I thought I was over this. My work uniform is scrubs, I’m working my way into a middle class life. I have a beautiful son and a car that doesn’t cause me concern every time I drive.
I thought I was over this. I’ve spent over three years talking to my therapist, working through everything that debilitated me from my childhood on.
I thought I was over this. I spent three weeks a year ago coming off prescription antidepressants that made me feel far worse than any bought of depression did. I beat the withdrawal, I saw through the haze. Two months without sleep and dosing myself with Seroquel to start a medication that my body begged me a year and a half later to be rid of.
I thought I was over this.
But then driving to my secure and steady job, in my fairly new car, in my purple scrub pants after leaving my little boy and husband at home — I felt that horrible sensation. That sinking feeling. The tingling that starts in my teeth and resonates through my head, down my chest and stomach. Out to my hands shaking with disbelief.
In my head — breathe. It’s a panic attack. You’re not dying. You need to breath. You’re not going to throw up.
A minute from the off ramp, only 10 minutes to work. Dizzy and cramping, I had to pull over. I just held off enough so I would be off the 401, my hands started to cramp shut even further. I was so thankful only for the Bluetooth in my car just so I wouldn’t have to hold up the phone to my ear after dialing 911.
I thought I was over this.

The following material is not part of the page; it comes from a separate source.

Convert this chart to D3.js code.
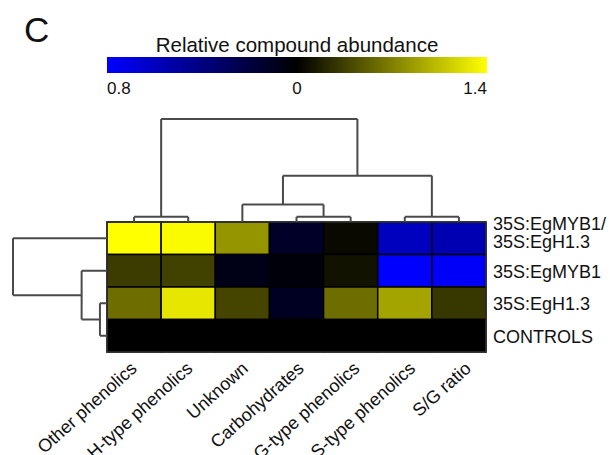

Laying my head on the steering wheel trying to think of exactly where I was to tell the dispatcher. The exact same feeling of years ago when the exact same thing happened on the exact same commute to a different job.
The ambulance drivers were really good to me and had me pull my car into a nearby parking lot so it wouldn’t get towed to the highway. We talked while I laid on the stretcher about the growing opiate crisis. I told them I used to be an addict, they found that pretty surprising — I didn’t. So many people have the same struggle you wouldn’t be able to identify at a first glance.
I stayed at the hospital as long as I would have been at work. Three hours in the waiting room. When I was admitted the resident doctor asked me a thousand questions, and meanwhile I just kept thinking: I had a panic attack. That’s all this was. Yet of course she wanted to rule out everything else in the book — I just wanted to go home and sleep.
I felt like I failed, I felt so defeated. I felt like I just wanted to crawl back into the hole I scratched myself out of.
The sad reality of anxiety attacks is I don’t think there will ever a point in my life where I will be rid of them. It’s just my natural predisposition that every few years the earth will shatter beneath my feet and I will end up completely diminished by things I can’t control. It’s also hard for me to believe that out of all the coping mechanisms I’ve been taught in countless hours of therapy, I couldn’t bring myself out of it.
I used to experience these intense attacks multiple times a day while I was in college for journalism. I assume it’s some evidence of progress that I hadn’t had one in three years to this point, but it doesn’t feel like it. After every single time I’ve felt defeated and diminished, and back to ground zero.
I thought I was over this, but I doubt I ever will be.